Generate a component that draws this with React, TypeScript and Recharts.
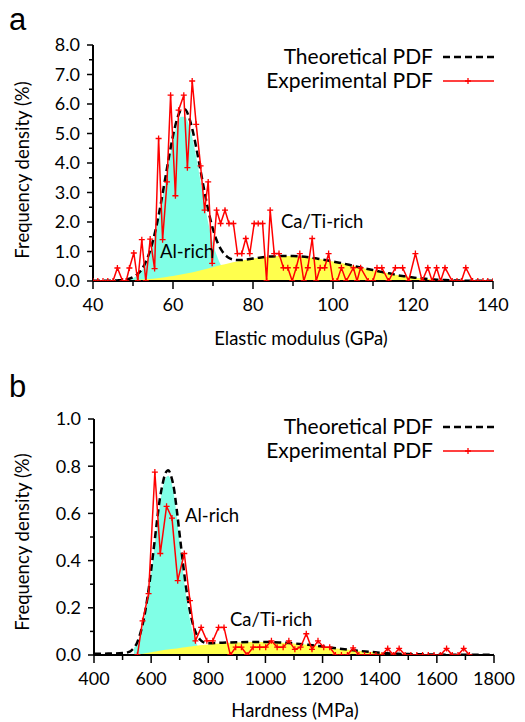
import { Area, ComposedChart, Line, XAxis, YAxis } from "recharts";

const FONT = "Lato, 'Open Sans', sans-serif";
const CYAN = "#80ffe6";
const YELLOW = "#ffff4d";
const RED = "#ff0000";

// ---- panel a: elastic modulus (GPa) ----
const modExpX = [40, 41.2, 42.5, 43.7, 45, 46.1, 47.4, 48.3, 49.1, 50.2, 51.2, 52.2, 53.2, 54.3, 55.4, 56.4, 57.4, 58.5, 59.4, 60.6, 61.4, 62.7, 63.6, 64.8, 65.8, 66.9, 67.9, 68.8, 69.8, 70.9, 71.9, 73, 74, 75.1, 76.1, 77.2, 78.2, 79.2, 80.3, 81.3, 82.4, 83.4, 84.3, 85.3, 86.5, 87.6, 88.7, 89.8, 90.8, 91.7, 92.7, 93.7, 94.8, 95.8, 96.8, 97.9, 98.9, 100, 101, 102.1, 103.3, 105.1, 106, 106.9, 108.8, 110, 111, 112.2, 113.9, 115.6, 117.4, 118.9, 120.6, 122.3, 123.7, 124.8, 125.9, 126.9, 128, 129.8, 131, 132.1, 133.2, 134.9, 136.2, 137.5, 138.7, 140];
const modExpY = [0, 0, 0, 0, 0, 0.44, 0, 0, 0.44, 0.95, 0, 1.4, 0, 1.42, 0.42, 4.83, 1.4, 3.36, 6.3, 2.89, 5.79, 6.3, 3.84, 6.78, 5.31, 3.9, 2.4, 3.36, 0.6, 2.4, 1.95, 2.4, 1.95, 1.95, 0.93, 0.93, 1.44, 0.93, 1.95, 1.95, 1.95, 0, 2.4, 0.93, 0.93, 0.45, 0.45, 0, 0.45, 0.93, 0, 0.45, 1.44, 0, 0.45, 0.45, 0.93, 0, 0, 0.45, 0, 0.45, 0, 0.45, 0, 0, 0.45, 0.45, 0, 0.45, 0.45, 0, 0.93, 0, 0.45, 0, 0.45, 0, 0.45, 0, 0, 0, 0.45, 0, 0, 0, 0, 0];

const modTheoX = [40, 42, 44, 46, 48, 50, 51, 52, 53, 54, 55, 56, 57, 58, 59, 60, 61, 62, 63, 64, 65, 66, 67, 68, 69, 70, 71, 72, 73, 74, 75, 76, 77, 78, 80, 82, 84, 86, 88, 90, 92, 94, 96, 98, 100, 102, 104, 106, 108, 110, 112, 114, 116, 118, 120, 122, 124, 126, 128, 130, 132, 134, 136, 138, 140];
const modTheoY = [0.01, 0.01, 0.01, 0.02, 0.04, 0.13, 0.22, 0.36, 0.59, 0.92, 1.37, 1.95, 2.65, 3.43, 4.21, 4.92, 5.48, 5.78, 5.81, 5.55, 5.05, 4.39, 3.66, 2.94, 2.29, 1.75, 1.35, 1.07, 0.89, 0.78, 0.73, 0.71, 0.71, 0.725, 0.76, 0.8, 0.83, 0.845, 0.85, 0.845, 0.83, 0.8, 0.76, 0.715, 0.66, 0.61, 0.55, 0.485, 0.425, 0.37, 0.31, 0.26, 0.2, 0.16, 0.12, 0.09, 0.065, 0.045, 0.03, 0.02, 0.015, 0.01, 0.008, 0.006, 0.005];

const modAlX = [46, 48, 50, 51, 52, 53, 54, 55, 56, 57, 58, 59, 60, 61, 62, 63, 64, 65, 66, 67, 68, 69, 70, 71, 72, 73, 74, 75, 76, 77, 78];
const modAlY = [0.005, 0.023, 0.094, 0.176, 0.31, 0.527, 0.845, 1.283, 1.853, 2.537, 3.296, 4.064, 4.754, 5.28, 5.564, 5.564, 5.28, 4.754, 4.064, 3.296, 2.537, 1.853, 1.283, 0.845, 0.527, 0.31, 0.176, 0.094, 0.047, 0.023, 0.01];

const modCaX = [46, 48, 50, 52, 54, 56, 58, 60, 62, 64, 66, 68, 70, 72, 74, 76, 78, 80, 82, 84, 86, 88, 90, 92, 94, 96, 98, 100, 102, 104, 106, 108, 110, 112, 114, 116, 118, 120, 122, 124, 126, 128, 130, 132, 134, 136, 138, 140];
const modCaY = [0.015, 0.02, 0.035, 0.05, 0.07, 0.095, 0.13, 0.17, 0.22, 0.27, 0.33, 0.4, 0.47, 0.54, 0.605, 0.665, 0.715, 0.76, 0.8, 0.83, 0.845, 0.85, 0.845, 0.83, 0.8, 0.76, 0.715, 0.66, 0.61, 0.55, 0.485, 0.425, 0.37, 0.31, 0.26, 0.2, 0.16, 0.12, 0.09, 0.065, 0.045, 0.03, 0.02, 0.015, 0.01, 0.008, 0.006, 0.005];

const modXTicks = [40, 50, 60, 70, 80, 90, 100, 110, 120, 130, 140];
const modYTicks = [0, 0.5, 1, 1.5, 2, 2.5, 3, 3.5, 4, 4.5, 5, 5.5, 6, 6.5, 7, 7.5, 8];

// ---- panel b: hardness (MPa) ----
const hardExpX = [552, 570, 591, 613, 632, 654, 673, 693, 716, 736, 755, 775, 795, 816, 836, 855, 877, 896, 916, 936, 957, 980, 1001, 1021, 1041, 1062, 1082, 1103, 1123, 1143, 1163, 1184, 1204, 1225, 1245, 1266, 1287, 1307, 1327, 1347, 1367, 1387, 1408, 1428, 1448, 1468, 1489, 1509, 1530, 1550, 1570, 1590, 1612, 1634, 1654, 1674, 1694, 1714];
const hardExpY = [0, 0.145, 0.26, 0.775, 0.43, 0.63, 0.58, 0.315, 0.43, 0.23, 0.06, 0.117, 0.06, 0.06, 0.117, 0.117, 0, 0.033, 0.033, 0, 0.033, 0.033, 0.033, 0.06, 0.033, 0.033, 0.06, 0.024, 0.033, 0.09, 0.024, 0.06, 0.033, 0.033, 0, 0, 0, 0.03, 0, 0, 0, 0, 0, 0.028, 0, 0.028, 0, 0, 0, 0, 0, 0, 0, 0.028, 0, 0, 0.028, 0];

const hardTheoX = [400, 450, 500, 520, 530, 540, 550, 560, 570, 580, 590, 600, 610, 620, 630, 640, 650, 660, 670, 680, 690, 700, 710, 720, 730, 740, 750, 760, 770, 780, 790, 800, 850, 900, 950, 1000, 1050, 1100, 1150, 1200, 1250, 1300, 1350, 1400, 1450, 1500, 1600, 1700, 1800];
const hardTheoY = [0.005, 0.006, 0.008, 0.012, 0.018, 0.03, 0.05, 0.083, 0.128, 0.19, 0.267, 0.36, 0.46, 0.563, 0.658, 0.724, 0.77, 0.783, 0.758, 0.704, 0.612, 0.508, 0.403, 0.305, 0.225, 0.161, 0.115, 0.085, 0.067, 0.056, 0.051, 0.05, 0.052, 0.054, 0.055, 0.055, 0.053, 0.049, 0.043, 0.036, 0.028, 0.021, 0.015, 0.01, 0.006, 0.004, 0.002, 0.001, 0.001];

const hardAlX = [540, 550, 560, 570, 580, 590, 600, 610, 620, 630, 640, 650, 660, 670, 680, 690, 700, 710, 720, 730, 740, 750, 760, 770, 780, 790];
const hardAlY = [0.03, 0.048, 0.079, 0.121, 0.181, 0.255, 0.344, 0.441, 0.54, 0.632, 0.704, 0.748, 0.76, 0.735, 0.678, 0.584, 0.478, 0.371, 0.272, 0.19, 0.125, 0.078, 0.046, 0.026, 0.014, 0.006];

const hardCaX = [550, 560, 580, 600, 620, 640, 660, 680, 700, 720, 740, 760, 780, 800, 850, 900, 950, 1000, 1050, 1100, 1150, 1200, 1250, 1300, 1350, 1400, 1450, 1500, 1600, 1700, 1800];
const hardCaY = [0, 0.003, 0.007, 0.012, 0.016, 0.02, 0.023, 0.026, 0.03, 0.033, 0.036, 0.039, 0.042, 0.045, 0.05, 0.053, 0.055, 0.055, 0.053, 0.049, 0.043, 0.036, 0.028, 0.021, 0.015, 0.01, 0.006, 0.004, 0.002, 0.001, 0];

const hardXTicks = [400, 500, 600, 700, 800, 900, 1000, 1100, 1200, 1300, 1400, 1500, 1600, 1700, 1800];
const hardYTicks = [0, 0.1, 0.2, 0.3, 0.4, 0.5, 0.6, 0.7, 0.8, 0.9, 1.0];

const pts = (xs: number[], ys: number[]) => xs.map((x, i) => ({ x, y: ys[i] }));

function PlusDot(props: any) {
  const { cx, cy, index } = props;
  if (cx == null || cy == null) return <g key={`d${index}`} />;
  return (
    <path
      key={`d${index}`}
      d={`M${cx - 3},${cy}h6M${cx},${cy - 3}v6`}
      stroke={RED}
      strokeWidth={1.3}
      fill="none"
    />
  );
}

function xTick(isMajor: (v: number) => boolean) {
  return (props: any) => {
    const { x, y, payload } = props;
    const major = isMajor(payload.value);
    return (
      <g>
        <line x1={x} x2={x} y1={y} y2={y + (major ? 8 : 5)} stroke="#000" strokeWidth={1.5} />
        {major && (
          <text x={x} y={y + 30} textAnchor="middle" fontSize={18} fontFamily={FONT} fill="#000">
            {payload.value}
          </text>
        )}
      </g>
    );
  };
}

function yTick(isMajor: (v: number) => boolean) {
  return (props: any) => {
    const { x, y, payload } = props;
    const major = isMajor(payload.value);
    return (
      <g>
        <line x1={x} x2={x - (major ? 6 : 4)} y1={y} y2={y} stroke="#000" strokeWidth={1.5} />
        {major && (
          <text x={x - 13} y={y} dy="0.35em" textAnchor="end" fontSize={18} fontFamily={FONT} fill="#000">
            {payload.value.toFixed(1)}
          </text>
        )}
      </g>
    );
  };
}

interface PanelProps {
  expData: { x: number; y: number }[];
  theoData: { x: number; y: number }[];
  alData: { x: number; y: number }[];
  caData: { x: number; y: number }[];
  xDomain: [number, number];
  yDomain: [number, number];
  xTicks: number[];
  yTicks: number[];
  xMajor: (v: number) => boolean;
  yMajor: (v: number) => boolean;
  yAxisWidth: number;
  right: number;
}

function Panel(p: PanelProps) {
  return (
    <ComposedChart width={525} height={340} margin={{ top: 45, right: p.right, bottom: 0, left: 0 }}>
      <XAxis
        dataKey="x"
        type="number"
        domain={p.xDomain}
        ticks={p.xTicks}
        interval={0}
        allowDataOverflow
        height={59}
        tickSize={0}
        tickMargin={0}
        tickLine={false}
        axisLine={{ stroke: "#000", strokeWidth: 2 }}
        tick={xTick(p.xMajor)}
      />
      <YAxis
        type="number"
        domain={p.yDomain}
        ticks={p.yTicks}
        interval={0}
        allowDataOverflow
        width={p.yAxisWidth}
        tickSize={0}
        tickMargin={0}
        tickLine={false}
        axisLine={{ stroke: "#000", strokeWidth: 2 }}
        tick={yTick(p.yMajor)}
      />
      <Area data={p.alData} dataKey="y" type="monotone" stroke="none" fill={CYAN} fillOpacity={1} isAnimationActive={false} />
      <Area data={p.caData} dataKey="y" type="monotone" stroke="none" fill={YELLOW} fillOpacity={1} isAnimationActive={false} />
      <Line data={p.theoData} dataKey="y" type="monotone" stroke="#000" strokeWidth={2.5} strokeDasharray="7 4" dot={false} isAnimationActive={false} />
      <Line data={p.expData} dataKey="y" type="linear" stroke={RED} strokeWidth={1.5} dot={PlusDot} isAnimationActive={false} />
    </ComposedChart>
  );
}

function LegendBox({ top }: { top: number }) {
  return (
    <g>
      <text x={433} y={top} dy="0.35em" textAnchor="end" fontSize={21} fontFamily={FONT}>Theoretical PDF</text>
      <line x1={443} x2={494} y1={top} y2={top} stroke="#000" strokeWidth={2.5} strokeDasharray="7 4" />
      <text x={433} y={top + 24} dy="0.35em" textAnchor="end" fontSize={21} fontFamily={FONT}>Experimental PDF</text>
      <line x1={443} x2={494} y1={top + 24} y2={top + 24} stroke={RED} strokeWidth={1.5} />
      <path d={`M${465},${top + 24}h6M${468},${top + 21}v6`} stroke={RED} strokeWidth={1.3} />
    </g>
  );
}

export default function App() {
  return (
    <div style={{ position: "absolute", left: 0, top: 0, width: 525, height: 722, background: "#fff", fontFamily: FONT }}>
      <div style={{ position: "absolute", left: 0, top: 0 }}>
        <Panel
          expData={pts(modExpX, modExpY)}
          theoData={pts(modTheoX, modTheoY)}
          alData={pts(modAlX, modAlY)}
          caData={pts(modCaX, modCaY)}
          xDomain={[40, 140]}
          yDomain={[0, 8]}
          xTicks={modXTicks}
          yTicks={modYTicks}
          xMajor={(v) => v % 20 === 0}
          yMajor={(v) => Number.isInteger(v)}
          yAxisWidth={93}
          right={32}
        />
      </div>
      <div style={{ position: "absolute", left: 0, top: 374 }}>
        <Panel
          expData={pts(hardExpX, hardExpY)}
          theoData={pts(hardTheoX, hardTheoY)}
          alData={pts(hardAlX, hardAlY)}
          caData={pts(hardCaX, hardCaY)}
          xDomain={[400, 1800]}
          yDomain={[0, 1]}
          xTicks={hardXTicks}
          yTicks={hardYTicks}
          xMajor={(v) => v % 200 === 0}
          yMajor={(v) => Math.round(v * 10) % 2 === 0}
          yAxisWidth={94}
          right={31}
        />
      </div>
      <svg width={525} height={722} style={{ position: "absolute", left: 0, top: 0, pointerEvents: "none" }}>
        <g fontFamily={FONT} fill="#000">
          <text x={9} y={30} fontSize={31} fontFamily="'Liberation Sans', Arial, sans-serif">a</text>
          <text x={9} y={397} fontSize={31} fontFamily="'Liberation Sans', Arial, sans-serif">b</text>
          <LegendBox top={57} />
          <LegendBox top={427} />
          <text x={160} y={252} dy="0.35em" fontSize={18.5}>Al-rich</text>
          <text x={281} y={222} dy="0.35em" fontSize={18.5}>Ca/Ti-rich</text>
          <text x={185} y={516} dy="0.35em" fontSize={18.5}>Al-rich</text>
          <text x={230} y={620} dy="0.35em" fontSize={18.5}>Ca/Ti-rich</text>
          <text x={301} y={339} dy="0.35em" textAnchor="middle" fontSize={18.5}>Elastic modulus (GPa)</text>
          <text x={295} y={711} dy="0.35em" textAnchor="middle" fontSize={18.5}>Hardness (MPa)</text>
          <text transform="translate(23,170) rotate(-90)" dy="0.35em" textAnchor="middle" fontSize={18.5}>Frequency density (%)</text>
          <text transform="translate(23,542) rotate(-90)" dy="0.35em" textAnchor="middle" fontSize={18.5}>Frequency density (%)</text>
        </g>
      </svg>
    </div>
  );
}
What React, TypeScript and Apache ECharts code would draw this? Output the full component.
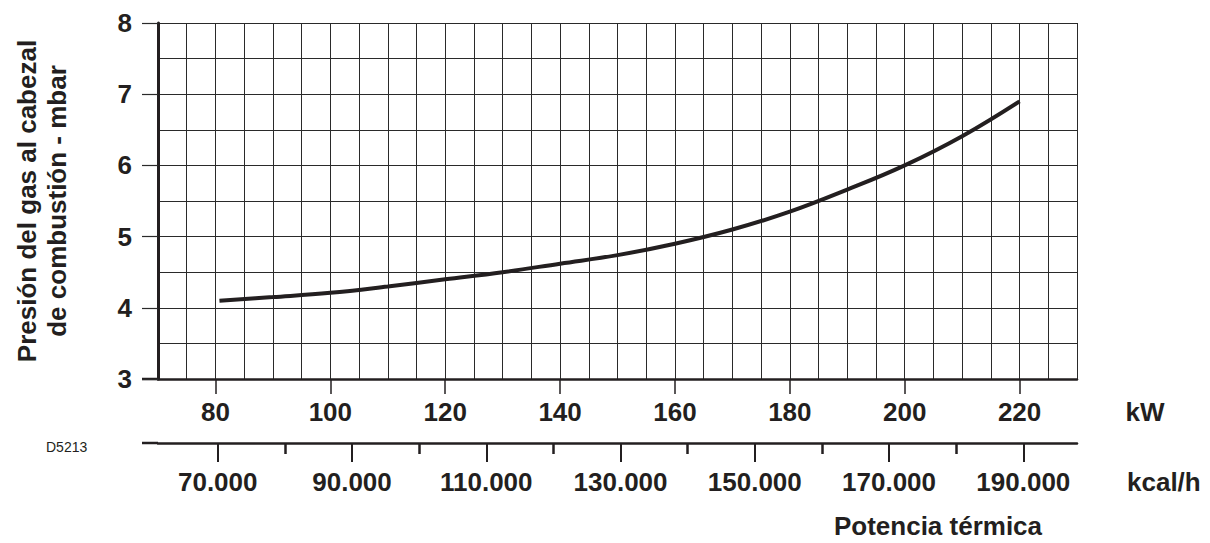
import React, { useEffect, useRef } from 'react';
import * as echarts from 'echarts';

// Data
const kwValues = [80.7, 90, 100, 110, 120, 130, 140, 150, 160, 170, 180, 190, 200, 210, 220];
const mbarValues = [4.10, 4.15, 4.21, 4.30, 4.40, 4.50, 4.62, 4.74, 4.90, 5.10, 5.35, 5.66, 6.00, 6.41, 6.90];
const kwTicks = [80, 100, 120, 140, 160, 180, 200, 220];
const kcalTicks = [70000, 90000, 110000, 130000, 150000, 170000, 190000];
const kcalMinorTicks = [80000, 100000, 120000, 140000, 160000, 180000];
const mbarTicks = [3, 4, 5, 6, 7, 8];

const INK = '#231f20';
const GRID = '#2a2a2a';
const FONT = '"Liberation Sans", Arial, Helvetica, sans-serif';

export default function App() {
  const ref = useRef<HTMLDivElement>(null);

  useEffect(() => {
    const chart = echarts.init(ref.current!, null, { renderer: 'svg' });
    const labelStyle = {
      fontFamily: FONT,
      fontSize: 26,
      fontWeight: 'bold' as const,
      color: INK,
    };
    const hidden = {
      axisLine: { show: false, onZero: false },
      axisTick: { show: false },
      axisLabel: { show: false },
    };
    chart.setOption({
      animation: false,
      backgroundColor: '#ffffff',
      grid: { left: 158, right: 133, top: 23, bottom: 164, containLabel: false },
      xAxis: [
        {
          type: 'value',
          min: 70,
          max: 230,
          interval: 5,
          axisLine: { show: true, onZero: false, lineStyle: { color: INK, width: 2.5 } },
          axisTick: { show: true, customValues: kwTicks, length: 15, lineStyle: { color: INK, width: 1.5 } },
          axisLabel: { customValues: kwTicks, margin: 20, ...labelStyle },
          splitLine: { show: false },
          z: 3,
        },
        {
          type: 'value',
          position: 'bottom',
          offset: 64,
          min: 61100,
          max: 198000,
          axisLine: { show: true, onZero: false, lineStyle: { color: INK, width: 2.5 } },
          axisTick: { show: true, customValues: kcalTicks, length: 19, lineStyle: { color: INK, width: 2 } },
          axisLabel: {
            customValues: kcalTicks,
            margin: 26,
            ...labelStyle,
            formatter: (v: number) => `${Math.round(v / 1000)}.000`,
          },
          splitLine: { show: false },
        },
        {
          type: 'value',
          position: 'bottom',
          offset: 64,
          min: 61100,
          max: 198000,
          axisLine: { show: false, onZero: false },
          axisTick: { show: true, customValues: kcalMinorTicks, length: 11, lineStyle: { color: INK, width: 2.5 } },
          axisLabel: { show: false },
          splitLine: { show: false },
        },
        {
          type: 'value',
          position: 'bottom',
          min: 70,
          max: 230,
          interval: 5,
          ...hidden,
          splitLine: { show: true, lineStyle: { color: GRID, width: 1 } },
        },
      ],
      yAxis: [
        {
          type: 'value',
          min: 3,
          max: 8,
          interval: 0.5,
          axisLine: { show: true, onZero: false, lineStyle: { color: INK, width: 3 } },
          axisTick: { show: true, customValues: mbarTicks, length: 16, lineStyle: { color: GRID, width: 1.2 } },
          axisLabel: { customValues: mbarTicks, margin: 26, ...labelStyle },
          splitLine: { show: false },
          z: 3,
        },
        {
          type: 'value',
          position: 'left',
          min: 3,
          max: 8,
          interval: 0.5,
          ...hidden,
          splitLine: { show: true, lineStyle: { color: GRID, width: 1 } },
        },
      ],
      series: [
        {
          type: 'line',
          xAxisIndex: 0,
          yAxisIndex: 0,
          data: kwValues.map((k, i) => [k, mbarValues[i]]),
          smooth: 0.4,
          symbol: 'none',
          lineStyle: { color: INK, width: 4, cap: 'butt' },
          z: 5,
        },
      ],
      graphic: [
        {
          type: 'line',
          shape: { x1: 142, y1: 379, x2: 158, y2: 379 },
          style: { stroke: INK, lineWidth: 2.5 },
        },
        {
          type: 'line',
          shape: { x1: 142, y1: 443, x2: 158, y2: 443 },
          style: { stroke: INK, lineWidth: 2.5 },
        },
        {
          type: 'text',
          x: 42,
          y: 201,
          rotation: Math.PI / 2,
          style: {
            text: 'Presión del gas al cabezal\nde combustión - mbar',
            fontFamily: FONT,
            fontSize: 26,
            fontWeight: 'bold',
            lineHeight: 30,
            align: 'center',
            verticalAlign: 'middle',
            fill: INK,
          },
        },
        {
          type: 'text',
          x: 1145,
          y: 412,
          style: {
            text: 'kW',
            fontFamily: FONT,
            fontSize: 26,
            fontWeight: 'bold',
            align: 'center',
            verticalAlign: 'middle',
            fill: INK,
          },
        },
        {
          type: 'text',
          x: 1127,
          y: 482,
          style: {
            text: 'kcal/h',
            fontFamily: FONT,
            fontSize: 26,
            fontWeight: 'bold',
            align: 'left',
            verticalAlign: 'middle',
            fill: INK,
          },
        },
        {
          type: 'text',
          x: 938,
          y: 526,
          style: {
            text: 'Potencia térmica',
            fontFamily: FONT,
            fontSize: 26,
            fontWeight: 'bold',
            align: 'center',
            verticalAlign: 'middle',
            fill: INK,
          },
        },
        {
          type: 'text',
          x: 46,
          y: 447,
          style: {
            text: 'D5213',
            fontFamily: FONT,
            fontSize: 14,
            align: 'left',
            verticalAlign: 'middle',
            fill: INK,
          },
        },
      ],
    });
    return () => chart.dispose();
  }, []);

  return (
    <div
      ref={ref}
      style={{ position: 'absolute', left: 0, top: 0, width: 1210, height: 543, background: '#fff' }}
    />
  );
}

__What is being asked__.
Please quote the lines of the material, beginning with the first and ending with the one that contains "0, 0, 0, 0, 0];", exactly as written and without any pictures.

__Solution for this problem__.
Generate a component that draws this with React, TypeScript and Recharts.
import { Area, ComposedChart, Line, XAxis, YAxis } from "recharts";

const FONT = "Lato, 'Open Sans', sans-serif";
const CYAN = "#80ffe6";
const YELLOW = "#ffff4d";
const RED = "#ff0000";

// ---- panel a: elastic modulus (GPa) ----
const modExpX = [40, 41.2, 42.5, 43.7, 45, 46.1, 47.4, 48.3, 49.1, 50.2, 51.2, 52.2, 53.2, 54.3, 55.4, 56.4, 57.4, 58.5, 59.4, 60.6, 61.4, 62.7, 63.6, 64.8, 65.8, 66.9, 67.9, 68.8, 69.8, 70.9, 71.9, 73, 74, 75.1, 76.1, 77.2, 78.2, 79.2, 80.3, 81.3, 82.4, 83.4, 84.3, 85.3, 86.5, 87.6, 88.7, 89.8, 90.8, 91.7, 92.7, 93.7, 94.8, 95.8, 96.8, 97.9, 98.9, 100, 101, 102.1, 103.3, 105.1, 106, 106.9, 108.8, 110, 111, 112.2, 113.9, 115.6, 117.4, 118.9, 120.6, 122.3, 123.7, 124.8, 125.9, 126.9, 128, 129.8, 131, 132.1, 133.2, 134.9, 136.2, 137.5, 138.7, 140];
const modExpY = [0, 0, 0, 0, 0, 0.44, 0, 0, 0.44, 0.95, 0, 1.4, 0, 1.42, 0.42, 4.83, 1.4, 3.36, 6.3, 2.89, 5.79, 6.3, 3.84, 6.78, 5.31, 3.9, 2.4, 3.36, 0.6, 2.4, 1.95, 2.4, 1.95, 1.95, 0.93, 0.93, 1.44, 0.93, 1.95, 1.95, 1.95, 0, 2.4, 0.93, 0.93, 0.45, 0.45, 0, 0.45, 0.93, 0, 0.45, 1.44, 0, 0.45, 0.45, 0.93, 0, 0, 0.45, 0, 0.45, 0, 0.45, 0, 0, 0.45, 0.45, 0, 0.45, 0.45, 0, 0.93, 0, 0.45, 0, 0.45, 0, 0.45, 0, 0, 0, 0.45, 0, 0, 0, 0, 0];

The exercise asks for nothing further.